▶ [Problem to work on]: Reproduce the listing below without any change.

▶ [Data]:
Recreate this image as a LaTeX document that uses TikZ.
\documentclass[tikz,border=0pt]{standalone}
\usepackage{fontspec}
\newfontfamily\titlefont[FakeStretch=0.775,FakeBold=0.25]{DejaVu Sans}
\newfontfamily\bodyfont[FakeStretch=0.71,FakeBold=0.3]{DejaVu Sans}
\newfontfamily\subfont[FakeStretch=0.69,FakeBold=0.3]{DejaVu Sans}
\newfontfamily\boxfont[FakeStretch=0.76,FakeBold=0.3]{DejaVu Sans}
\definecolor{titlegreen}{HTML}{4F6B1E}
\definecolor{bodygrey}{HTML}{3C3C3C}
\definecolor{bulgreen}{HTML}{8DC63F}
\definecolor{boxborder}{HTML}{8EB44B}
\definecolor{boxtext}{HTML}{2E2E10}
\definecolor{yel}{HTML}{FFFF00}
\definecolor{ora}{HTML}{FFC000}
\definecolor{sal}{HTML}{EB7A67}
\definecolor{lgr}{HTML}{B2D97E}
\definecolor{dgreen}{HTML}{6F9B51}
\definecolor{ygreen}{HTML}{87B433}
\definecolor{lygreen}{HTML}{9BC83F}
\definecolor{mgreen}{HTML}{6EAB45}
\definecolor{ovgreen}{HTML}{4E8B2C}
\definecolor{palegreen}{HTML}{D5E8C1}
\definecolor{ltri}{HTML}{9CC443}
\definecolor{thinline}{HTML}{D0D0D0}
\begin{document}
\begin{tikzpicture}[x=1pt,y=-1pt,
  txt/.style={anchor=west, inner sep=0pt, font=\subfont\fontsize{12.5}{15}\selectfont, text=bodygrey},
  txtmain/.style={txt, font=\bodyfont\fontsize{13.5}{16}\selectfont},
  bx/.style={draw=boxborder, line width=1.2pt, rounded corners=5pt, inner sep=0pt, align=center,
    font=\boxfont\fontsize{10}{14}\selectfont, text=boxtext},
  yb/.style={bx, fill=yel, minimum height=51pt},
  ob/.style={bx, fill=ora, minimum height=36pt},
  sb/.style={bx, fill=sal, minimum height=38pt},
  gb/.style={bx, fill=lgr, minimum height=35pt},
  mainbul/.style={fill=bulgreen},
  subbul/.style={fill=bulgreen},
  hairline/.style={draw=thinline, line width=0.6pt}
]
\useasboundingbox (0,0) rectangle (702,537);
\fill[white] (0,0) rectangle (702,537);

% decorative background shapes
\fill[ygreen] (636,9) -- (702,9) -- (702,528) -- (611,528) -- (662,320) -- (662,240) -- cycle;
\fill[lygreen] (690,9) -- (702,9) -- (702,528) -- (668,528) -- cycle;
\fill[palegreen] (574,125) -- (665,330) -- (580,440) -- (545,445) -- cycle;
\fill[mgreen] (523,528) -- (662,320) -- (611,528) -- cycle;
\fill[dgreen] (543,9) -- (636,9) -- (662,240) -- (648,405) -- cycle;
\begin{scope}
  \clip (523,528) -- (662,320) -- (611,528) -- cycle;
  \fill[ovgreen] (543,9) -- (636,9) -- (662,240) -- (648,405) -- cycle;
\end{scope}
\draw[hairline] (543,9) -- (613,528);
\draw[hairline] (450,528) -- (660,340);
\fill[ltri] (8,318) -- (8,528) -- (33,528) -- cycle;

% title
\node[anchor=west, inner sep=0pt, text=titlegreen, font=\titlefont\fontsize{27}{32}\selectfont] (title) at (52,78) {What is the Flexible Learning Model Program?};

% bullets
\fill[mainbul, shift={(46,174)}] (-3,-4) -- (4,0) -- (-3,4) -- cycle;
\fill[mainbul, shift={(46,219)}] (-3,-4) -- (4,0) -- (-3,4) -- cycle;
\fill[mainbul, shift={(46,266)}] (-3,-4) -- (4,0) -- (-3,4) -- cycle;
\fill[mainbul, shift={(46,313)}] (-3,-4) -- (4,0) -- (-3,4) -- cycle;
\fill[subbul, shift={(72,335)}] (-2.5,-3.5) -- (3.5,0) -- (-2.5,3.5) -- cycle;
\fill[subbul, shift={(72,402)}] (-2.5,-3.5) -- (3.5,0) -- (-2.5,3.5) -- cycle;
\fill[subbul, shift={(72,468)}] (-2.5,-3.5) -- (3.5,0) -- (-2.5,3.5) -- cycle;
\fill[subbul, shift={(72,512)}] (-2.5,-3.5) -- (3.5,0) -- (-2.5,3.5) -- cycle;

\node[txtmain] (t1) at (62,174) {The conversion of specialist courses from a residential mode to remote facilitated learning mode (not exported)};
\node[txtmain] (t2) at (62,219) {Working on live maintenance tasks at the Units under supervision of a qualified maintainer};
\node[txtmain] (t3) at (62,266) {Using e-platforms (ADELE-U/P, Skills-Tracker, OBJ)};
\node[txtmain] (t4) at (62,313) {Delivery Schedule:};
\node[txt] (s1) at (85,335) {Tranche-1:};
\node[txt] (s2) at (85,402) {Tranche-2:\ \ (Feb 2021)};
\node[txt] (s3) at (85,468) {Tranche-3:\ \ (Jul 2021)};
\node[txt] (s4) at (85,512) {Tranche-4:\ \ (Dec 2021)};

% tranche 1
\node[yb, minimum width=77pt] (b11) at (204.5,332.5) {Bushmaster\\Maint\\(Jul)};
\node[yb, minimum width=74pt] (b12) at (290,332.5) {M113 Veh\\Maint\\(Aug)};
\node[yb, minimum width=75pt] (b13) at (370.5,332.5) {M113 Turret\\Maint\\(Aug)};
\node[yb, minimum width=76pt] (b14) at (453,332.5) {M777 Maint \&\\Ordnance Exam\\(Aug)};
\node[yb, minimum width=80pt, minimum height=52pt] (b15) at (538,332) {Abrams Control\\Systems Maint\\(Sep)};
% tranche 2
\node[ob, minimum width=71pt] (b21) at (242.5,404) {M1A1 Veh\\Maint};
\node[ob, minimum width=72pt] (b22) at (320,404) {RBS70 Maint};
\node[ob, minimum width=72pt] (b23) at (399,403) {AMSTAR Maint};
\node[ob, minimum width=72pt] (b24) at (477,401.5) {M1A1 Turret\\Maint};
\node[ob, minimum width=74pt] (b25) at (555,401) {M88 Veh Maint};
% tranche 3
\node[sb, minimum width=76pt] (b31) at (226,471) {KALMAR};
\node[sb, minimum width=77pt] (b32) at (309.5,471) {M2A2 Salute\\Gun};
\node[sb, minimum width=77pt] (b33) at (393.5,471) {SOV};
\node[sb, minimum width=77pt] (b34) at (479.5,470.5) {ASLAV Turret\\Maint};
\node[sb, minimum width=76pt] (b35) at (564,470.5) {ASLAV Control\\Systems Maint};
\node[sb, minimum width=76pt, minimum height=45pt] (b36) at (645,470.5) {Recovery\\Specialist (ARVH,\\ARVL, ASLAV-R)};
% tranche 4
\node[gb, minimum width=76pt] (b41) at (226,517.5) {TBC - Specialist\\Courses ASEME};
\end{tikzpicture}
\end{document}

▶ [Response to the exercise]:
Recreate this image as a LaTeX document that uses TikZ.
\documentclass[tikz,border=0pt]{standalone}
\usepackage{fontspec}
\newfontfamily\titlefont[FakeStretch=0.775,FakeBold=0.25]{DejaVu Sans}
\newfontfamily\bodyfont[FakeStretch=0.71,FakeBold=0.3]{DejaVu Sans}
\newfontfamily\subfont[FakeStretch=0.69,FakeBold=0.3]{DejaVu Sans}
\newfontfamily\boxfont[FakeStretch=0.76,FakeBold=0.3]{DejaVu Sans}
\definecolor{titlegreen}{HTML}{4F6B1E}
\definecolor{bodygrey}{HTML}{3C3C3C}
\definecolor{bulgreen}{HTML}{8DC63F}
\definecolor{boxborder}{HTML}{8EB44B}
\definecolor{boxtext}{HTML}{2E2E10}
\definecolor{yel}{HTML}{FFFF00}
\definecolor{ora}{HTML}{FFC000}
\definecolor{sal}{HTML}{EB7A67}
\definecolor{lgr}{HTML}{B2D97E}
\definecolor{dgreen}{HTML}{6F9B51}
\definecolor{ygreen}{HTML}{87B433}
\definecolor{lygreen}{HTML}{9BC83F}
\definecolor{mgreen}{HTML}{6EAB45}
\definecolor{ovgreen}{HTML}{4E8B2C}
\definecolor{palegreen}{HTML}{D5E8C1}
\definecolor{ltri}{HTML}{9CC443}
\definecolor{thinline}{HTML}{D0D0D0}
\begin{document}
\begin{tikzpicture}[x=1pt,y=-1pt,
  txt/.style={anchor=west, inner sep=0pt, font=\subfont\fontsize{12.5}{15}\selectfont, text=bodygrey},
  txtmain/.style={txt, font=\bodyfont\fontsize{13.5}{16}\selectfont},
  bx/.style={draw=boxborder, line width=1.2pt, rounded corners=5pt, inner sep=0pt, align=center,
    font=\boxfont\fontsize{10}{14}\selectfont, text=boxtext},
  yb/.style={bx, fill=yel, minimum height=51pt},
  ob/.style={bx, fill=ora, minimum height=36pt},
  sb/.style={bx, fill=sal, minimum height=38pt},
  gb/.style={bx, fill=lgr, minimum height=35pt},
  mainbul/.style={fill=bulgreen},
  subbul/.style={fill=bulgreen},
  hairline/.style={draw=thinline, line width=0.6pt}
]
\useasboundingbox (0,0) rectangle (702,537);
\fill[white] (0,0) rectangle (702,537);

% decorative background shapes
\fill[ygreen] (636,9) -- (702,9) -- (702,528) -- (611,528) -- (662,320) -- (662,240) -- cycle;
\fill[lygreen] (690,9) -- (702,9) -- (702,528) -- (668,528) -- cycle;
\fill[palegreen] (574,125) -- (665,330) -- (580,440) -- (545,445) -- cycle;
\fill[mgreen] (523,528) -- (662,320) -- (611,528) -- cycle;
\fill[dgreen] (543,9) -- (636,9) -- (662,240) -- (648,405) -- cycle;
\begin{scope}
  \clip (523,528) -- (662,320) -- (611,528) -- cycle;
  \fill[ovgreen] (543,9) -- (636,9) -- (662,240) -- (648,405) -- cycle;
\end{scope}
\draw[hairline] (543,9) -- (613,528);
\draw[hairline] (450,528) -- (660,340);
\fill[ltri] (8,318) -- (8,528) -- (33,528) -- cycle;

% title
\node[anchor=west, inner sep=0pt, text=titlegreen, font=\titlefont\fontsize{27}{32}\selectfont] (title) at (52,78) {What is the Flexible Learning Model Program?};

% bullets
\fill[mainbul, shift={(46,174)}] (-3,-4) -- (4,0) -- (-3,4) -- cycle;
\fill[mainbul, shift={(46,219)}] (-3,-4) -- (4,0) -- (-3,4) -- cycle;
\fill[mainbul, shift={(46,266)}] (-3,-4) -- (4,0) -- (-3,4) -- cycle;
\fill[mainbul, shift={(46,313)}] (-3,-4) -- (4,0) -- (-3,4) -- cycle;
\fill[subbul, shift={(72,335)}] (-2.5,-3.5) -- (3.5,0) -- (-2.5,3.5) -- cycle;
\fill[subbul, shift={(72,402)}] (-2.5,-3.5) -- (3.5,0) -- (-2.5,3.5) -- cycle;
\fill[subbul, shift={(72,468)}] (-2.5,-3.5) -- (3.5,0) -- (-2.5,3.5) -- cycle;
\fill[subbul, shift={(72,512)}] (-2.5,-3.5) -- (3.5,0) -- (-2.5,3.5) -- cycle;

\node[txtmain] (t1) at (62,174) {The conversion of specialist courses from a residential mode to remote facilitated learning mode (not exported)};
\node[txtmain] (t2) at (62,219) {Working on live maintenance tasks at the Units under supervision of a qualified maintainer};
\node[txtmain] (t3) at (62,266) {Using e-platforms (ADELE-U/P, Skills-Tracker, OBJ)};
\node[txtmain] (t4) at (62,313) {Delivery Schedule:};
\node[txt] (s1) at (85,335) {Tranche-1:};
\node[txt] (s2) at (85,402) {Tranche-2:\ \ (Feb 2021)};
\node[txt] (s3) at (85,468) {Tranche-3:\ \ (Jul 2021)};
\node[txt] (s4) at (85,512) {Tranche-4:\ \ (Dec 2021)};

% tranche 1
\node[yb, minimum width=77pt] (b11) at (204.5,332.5) {Bushmaster\\Maint\\(Jul)};
\node[yb, minimum width=74pt] (b12) at (290,332.5) {M113 Veh\\Maint\\(Aug)};
\node[yb, minimum width=75pt] (b13) at (370.5,332.5) {M113 Turret\\Maint\\(Aug)};
\node[yb, minimum width=76pt] (b14) at (453,332.5) {M777 Maint \&\\Ordnance Exam\\(Aug)};
\node[yb, minimum width=80pt, minimum height=52pt] (b15) at (538,332) {Abrams Control\\Systems Maint\\(Sep)};
% tranche 2
\node[ob, minimum width=71pt] (b21) at (242.5,404) {M1A1 Veh\\Maint};
\node[ob, minimum width=72pt] (b22) at (320,404) {RBS70 Maint};
\node[ob, minimum width=72pt] (b23) at (399,403) {AMSTAR Maint};
\node[ob, minimum width=72pt] (b24) at (477,401.5) {M1A1 Turret\\Maint};
\node[ob, minimum width=74pt] (b25) at (555,401) {M88 Veh Maint};
% tranche 3
\node[sb, minimum width=76pt] (b31) at (226,471) {KALMAR};
\node[sb, minimum width=77pt] (b32) at (309.5,471) {M2A2 Salute\\Gun};
\node[sb, minimum width=77pt] (b33) at (393.5,471) {SOV};
\node[sb, minimum width=77pt] (b34) at (479.5,470.5) {ASLAV Turret\\Maint};
\node[sb, minimum width=76pt] (b35) at (564,470.5) {ASLAV Control\\Systems Maint};
\node[sb, minimum width=76pt, minimum height=45pt] (b36) at (645,470.5) {Recovery\\Specialist (ARVH,\\ARVL, ASLAV-R)};
% tranche 4
\node[gb, minimum width=76pt] (b41) at (226,517.5) {TBC - Specialist\\Courses ASEME};
\end{tikzpicture}
\end{document}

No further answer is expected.